▶ **REQUIREMENTS**:
Collect every line below that contains the word "this".

▶ **LISTED RECORDS**:

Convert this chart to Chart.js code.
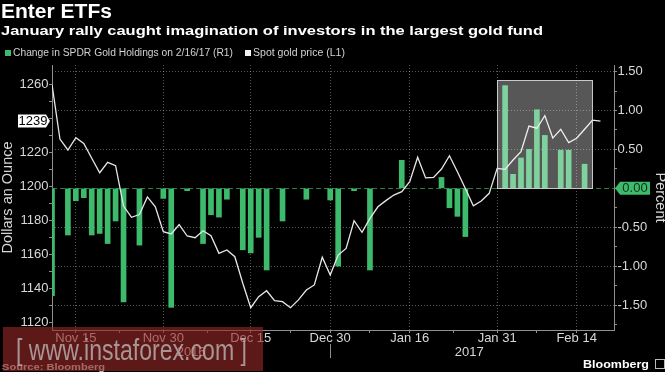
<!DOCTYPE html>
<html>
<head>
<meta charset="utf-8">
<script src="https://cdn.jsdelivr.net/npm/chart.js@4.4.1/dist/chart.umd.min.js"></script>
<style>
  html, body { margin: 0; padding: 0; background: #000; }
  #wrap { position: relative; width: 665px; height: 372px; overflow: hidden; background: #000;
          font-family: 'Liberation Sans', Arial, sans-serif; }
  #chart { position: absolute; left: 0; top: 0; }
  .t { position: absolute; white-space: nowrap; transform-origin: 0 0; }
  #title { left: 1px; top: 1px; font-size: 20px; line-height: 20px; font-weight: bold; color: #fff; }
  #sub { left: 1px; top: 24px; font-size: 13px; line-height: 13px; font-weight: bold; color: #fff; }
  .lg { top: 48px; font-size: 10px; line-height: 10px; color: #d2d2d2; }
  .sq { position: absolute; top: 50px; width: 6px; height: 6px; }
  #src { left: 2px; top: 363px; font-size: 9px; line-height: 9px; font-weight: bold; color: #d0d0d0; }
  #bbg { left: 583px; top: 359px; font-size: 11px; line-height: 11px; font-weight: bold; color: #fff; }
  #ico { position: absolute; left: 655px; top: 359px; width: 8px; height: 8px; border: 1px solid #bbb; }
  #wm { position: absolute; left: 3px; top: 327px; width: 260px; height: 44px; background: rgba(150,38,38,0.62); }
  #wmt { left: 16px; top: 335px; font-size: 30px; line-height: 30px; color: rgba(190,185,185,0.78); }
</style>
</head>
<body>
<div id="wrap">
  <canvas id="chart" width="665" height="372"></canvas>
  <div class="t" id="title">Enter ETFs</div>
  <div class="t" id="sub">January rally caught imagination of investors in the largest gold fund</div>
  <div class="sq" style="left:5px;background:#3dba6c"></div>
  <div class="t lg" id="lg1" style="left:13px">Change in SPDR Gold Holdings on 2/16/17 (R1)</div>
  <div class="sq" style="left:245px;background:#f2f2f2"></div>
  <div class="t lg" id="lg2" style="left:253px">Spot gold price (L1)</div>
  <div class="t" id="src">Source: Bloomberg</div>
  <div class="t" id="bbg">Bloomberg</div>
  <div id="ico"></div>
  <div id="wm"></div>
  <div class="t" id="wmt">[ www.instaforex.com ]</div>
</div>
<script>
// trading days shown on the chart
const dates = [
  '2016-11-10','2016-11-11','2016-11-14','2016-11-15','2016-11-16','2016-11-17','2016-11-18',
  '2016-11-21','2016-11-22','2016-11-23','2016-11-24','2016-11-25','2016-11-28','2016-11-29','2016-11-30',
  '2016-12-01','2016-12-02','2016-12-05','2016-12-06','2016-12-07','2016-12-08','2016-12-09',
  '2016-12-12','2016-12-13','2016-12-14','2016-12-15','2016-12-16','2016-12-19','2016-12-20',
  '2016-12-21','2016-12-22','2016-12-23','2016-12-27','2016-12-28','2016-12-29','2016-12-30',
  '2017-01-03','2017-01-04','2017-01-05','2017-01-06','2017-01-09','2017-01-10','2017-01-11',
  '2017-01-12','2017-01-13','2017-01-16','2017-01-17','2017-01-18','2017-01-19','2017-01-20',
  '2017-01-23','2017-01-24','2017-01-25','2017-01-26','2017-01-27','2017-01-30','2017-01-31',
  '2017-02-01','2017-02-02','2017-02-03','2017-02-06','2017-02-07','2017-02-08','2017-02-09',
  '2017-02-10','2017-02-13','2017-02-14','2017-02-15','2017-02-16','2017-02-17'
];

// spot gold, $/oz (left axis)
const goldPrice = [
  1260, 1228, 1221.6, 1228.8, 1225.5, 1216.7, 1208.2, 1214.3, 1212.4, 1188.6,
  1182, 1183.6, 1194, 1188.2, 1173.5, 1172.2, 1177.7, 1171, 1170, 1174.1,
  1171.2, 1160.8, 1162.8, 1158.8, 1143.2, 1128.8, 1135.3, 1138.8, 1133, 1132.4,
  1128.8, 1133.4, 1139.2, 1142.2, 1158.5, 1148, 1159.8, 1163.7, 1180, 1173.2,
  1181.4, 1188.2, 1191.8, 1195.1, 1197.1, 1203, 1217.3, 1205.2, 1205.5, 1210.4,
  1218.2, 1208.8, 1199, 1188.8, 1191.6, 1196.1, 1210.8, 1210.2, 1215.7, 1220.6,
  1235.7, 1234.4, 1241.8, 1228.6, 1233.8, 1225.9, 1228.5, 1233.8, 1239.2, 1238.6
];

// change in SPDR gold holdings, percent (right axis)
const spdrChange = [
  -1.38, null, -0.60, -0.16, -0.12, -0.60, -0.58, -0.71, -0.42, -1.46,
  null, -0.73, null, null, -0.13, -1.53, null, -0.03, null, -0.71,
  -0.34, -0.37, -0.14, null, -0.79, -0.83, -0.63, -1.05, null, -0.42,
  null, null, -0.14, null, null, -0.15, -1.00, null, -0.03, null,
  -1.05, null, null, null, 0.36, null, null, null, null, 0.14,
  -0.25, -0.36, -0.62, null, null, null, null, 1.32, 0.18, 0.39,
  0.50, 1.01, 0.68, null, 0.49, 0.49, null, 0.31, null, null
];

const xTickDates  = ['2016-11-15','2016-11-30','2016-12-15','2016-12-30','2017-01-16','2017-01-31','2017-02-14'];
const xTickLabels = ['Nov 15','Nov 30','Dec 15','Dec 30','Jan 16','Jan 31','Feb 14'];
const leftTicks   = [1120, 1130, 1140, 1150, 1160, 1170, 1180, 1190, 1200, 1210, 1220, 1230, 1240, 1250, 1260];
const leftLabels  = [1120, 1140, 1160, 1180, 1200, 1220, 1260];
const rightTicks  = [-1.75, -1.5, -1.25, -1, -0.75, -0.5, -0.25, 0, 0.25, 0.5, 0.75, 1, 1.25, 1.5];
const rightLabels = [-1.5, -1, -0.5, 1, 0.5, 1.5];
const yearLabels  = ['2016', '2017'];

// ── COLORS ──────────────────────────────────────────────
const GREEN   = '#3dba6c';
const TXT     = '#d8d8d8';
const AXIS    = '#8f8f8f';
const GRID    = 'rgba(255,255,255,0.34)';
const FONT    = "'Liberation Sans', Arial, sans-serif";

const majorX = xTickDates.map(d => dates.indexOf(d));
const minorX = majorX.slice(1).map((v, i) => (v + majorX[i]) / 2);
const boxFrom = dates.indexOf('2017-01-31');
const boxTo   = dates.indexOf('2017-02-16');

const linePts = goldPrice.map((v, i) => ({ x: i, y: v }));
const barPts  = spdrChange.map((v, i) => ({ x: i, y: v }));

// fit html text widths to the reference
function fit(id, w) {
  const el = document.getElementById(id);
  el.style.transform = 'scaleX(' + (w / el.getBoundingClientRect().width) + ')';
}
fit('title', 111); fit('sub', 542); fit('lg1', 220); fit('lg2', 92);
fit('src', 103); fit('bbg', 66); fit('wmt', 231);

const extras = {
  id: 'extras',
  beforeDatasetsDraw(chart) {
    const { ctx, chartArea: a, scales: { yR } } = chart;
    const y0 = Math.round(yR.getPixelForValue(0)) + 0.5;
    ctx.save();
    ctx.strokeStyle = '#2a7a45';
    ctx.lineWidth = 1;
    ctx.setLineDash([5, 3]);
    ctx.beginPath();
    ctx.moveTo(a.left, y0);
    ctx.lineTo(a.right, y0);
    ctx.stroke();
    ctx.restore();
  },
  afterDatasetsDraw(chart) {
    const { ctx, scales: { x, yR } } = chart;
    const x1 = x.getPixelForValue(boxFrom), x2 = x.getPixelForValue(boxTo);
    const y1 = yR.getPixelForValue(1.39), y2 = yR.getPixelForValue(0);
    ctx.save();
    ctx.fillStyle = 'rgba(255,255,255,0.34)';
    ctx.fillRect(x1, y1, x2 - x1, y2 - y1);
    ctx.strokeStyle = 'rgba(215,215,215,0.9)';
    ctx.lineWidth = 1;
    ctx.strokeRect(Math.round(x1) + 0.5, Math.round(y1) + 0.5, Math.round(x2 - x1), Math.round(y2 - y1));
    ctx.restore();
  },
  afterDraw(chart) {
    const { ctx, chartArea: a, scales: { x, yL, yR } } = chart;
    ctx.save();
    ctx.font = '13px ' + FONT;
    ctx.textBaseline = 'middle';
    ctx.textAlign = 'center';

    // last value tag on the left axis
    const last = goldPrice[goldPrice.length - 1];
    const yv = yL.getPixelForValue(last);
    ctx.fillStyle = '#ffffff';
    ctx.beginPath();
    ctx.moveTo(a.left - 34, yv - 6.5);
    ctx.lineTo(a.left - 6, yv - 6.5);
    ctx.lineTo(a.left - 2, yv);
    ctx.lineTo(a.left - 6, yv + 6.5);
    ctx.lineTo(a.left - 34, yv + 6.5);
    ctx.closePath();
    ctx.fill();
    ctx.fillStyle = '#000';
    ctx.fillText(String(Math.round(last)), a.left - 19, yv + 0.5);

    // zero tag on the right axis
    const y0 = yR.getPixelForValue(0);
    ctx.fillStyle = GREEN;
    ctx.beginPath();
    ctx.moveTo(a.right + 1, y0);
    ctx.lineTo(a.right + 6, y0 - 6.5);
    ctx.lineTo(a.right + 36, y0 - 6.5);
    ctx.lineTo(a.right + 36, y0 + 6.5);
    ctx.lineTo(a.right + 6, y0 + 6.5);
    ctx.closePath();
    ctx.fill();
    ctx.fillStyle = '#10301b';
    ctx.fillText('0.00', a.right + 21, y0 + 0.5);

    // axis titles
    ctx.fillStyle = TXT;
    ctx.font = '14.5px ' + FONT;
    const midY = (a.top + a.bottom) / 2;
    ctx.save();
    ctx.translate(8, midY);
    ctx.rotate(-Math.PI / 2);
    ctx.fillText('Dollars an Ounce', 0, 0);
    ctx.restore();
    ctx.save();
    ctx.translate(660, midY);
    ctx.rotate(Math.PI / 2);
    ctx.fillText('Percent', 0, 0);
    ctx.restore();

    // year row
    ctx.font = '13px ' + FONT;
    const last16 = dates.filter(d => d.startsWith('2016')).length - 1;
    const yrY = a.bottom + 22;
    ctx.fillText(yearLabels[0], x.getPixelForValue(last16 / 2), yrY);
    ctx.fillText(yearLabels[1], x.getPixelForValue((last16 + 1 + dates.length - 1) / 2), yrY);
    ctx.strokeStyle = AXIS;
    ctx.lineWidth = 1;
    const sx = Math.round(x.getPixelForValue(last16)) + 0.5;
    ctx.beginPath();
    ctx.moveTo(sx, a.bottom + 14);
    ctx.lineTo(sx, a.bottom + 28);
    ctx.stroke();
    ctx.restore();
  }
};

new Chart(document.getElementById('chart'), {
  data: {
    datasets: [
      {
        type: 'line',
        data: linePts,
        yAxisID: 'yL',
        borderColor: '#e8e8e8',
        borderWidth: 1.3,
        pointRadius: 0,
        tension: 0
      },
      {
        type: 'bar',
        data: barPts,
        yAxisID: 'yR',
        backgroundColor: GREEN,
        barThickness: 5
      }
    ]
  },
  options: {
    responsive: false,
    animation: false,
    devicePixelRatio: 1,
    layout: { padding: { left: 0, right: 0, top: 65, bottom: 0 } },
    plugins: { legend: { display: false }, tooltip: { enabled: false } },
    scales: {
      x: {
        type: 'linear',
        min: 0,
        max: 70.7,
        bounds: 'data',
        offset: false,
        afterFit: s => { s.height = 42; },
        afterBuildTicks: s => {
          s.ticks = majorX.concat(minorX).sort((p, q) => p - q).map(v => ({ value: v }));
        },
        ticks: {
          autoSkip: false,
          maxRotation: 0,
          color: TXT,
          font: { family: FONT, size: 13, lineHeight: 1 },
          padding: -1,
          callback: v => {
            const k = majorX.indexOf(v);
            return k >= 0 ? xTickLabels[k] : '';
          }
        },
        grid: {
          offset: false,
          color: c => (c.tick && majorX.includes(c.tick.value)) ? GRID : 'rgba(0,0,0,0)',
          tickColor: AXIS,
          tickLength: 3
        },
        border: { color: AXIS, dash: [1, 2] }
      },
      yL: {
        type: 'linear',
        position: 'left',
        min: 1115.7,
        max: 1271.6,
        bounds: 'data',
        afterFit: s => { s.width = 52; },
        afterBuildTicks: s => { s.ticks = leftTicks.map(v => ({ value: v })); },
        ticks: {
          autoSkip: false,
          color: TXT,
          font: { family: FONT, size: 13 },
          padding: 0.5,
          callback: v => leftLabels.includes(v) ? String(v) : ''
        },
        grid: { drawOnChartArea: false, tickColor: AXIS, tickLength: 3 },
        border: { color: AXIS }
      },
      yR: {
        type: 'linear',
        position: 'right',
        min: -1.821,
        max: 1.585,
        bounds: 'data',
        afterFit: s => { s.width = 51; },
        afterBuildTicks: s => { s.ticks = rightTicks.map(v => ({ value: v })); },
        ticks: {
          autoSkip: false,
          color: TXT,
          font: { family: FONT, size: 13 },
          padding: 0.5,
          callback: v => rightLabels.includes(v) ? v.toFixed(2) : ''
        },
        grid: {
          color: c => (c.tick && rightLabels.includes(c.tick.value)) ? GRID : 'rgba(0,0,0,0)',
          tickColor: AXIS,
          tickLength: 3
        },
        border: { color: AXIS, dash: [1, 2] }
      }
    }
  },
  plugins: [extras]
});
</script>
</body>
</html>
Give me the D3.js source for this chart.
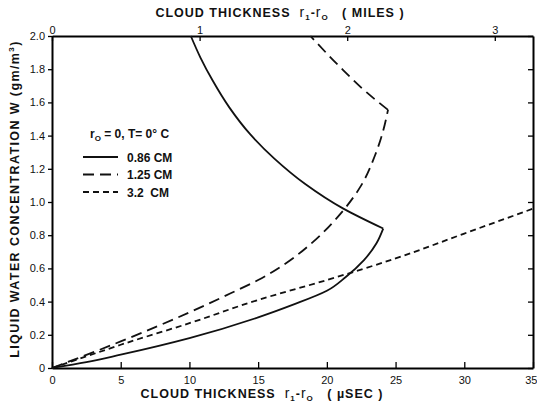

▶ **FULL ANSWER**:
Convert this chart to Chart.js code.
Give me the D3.js source for this chart.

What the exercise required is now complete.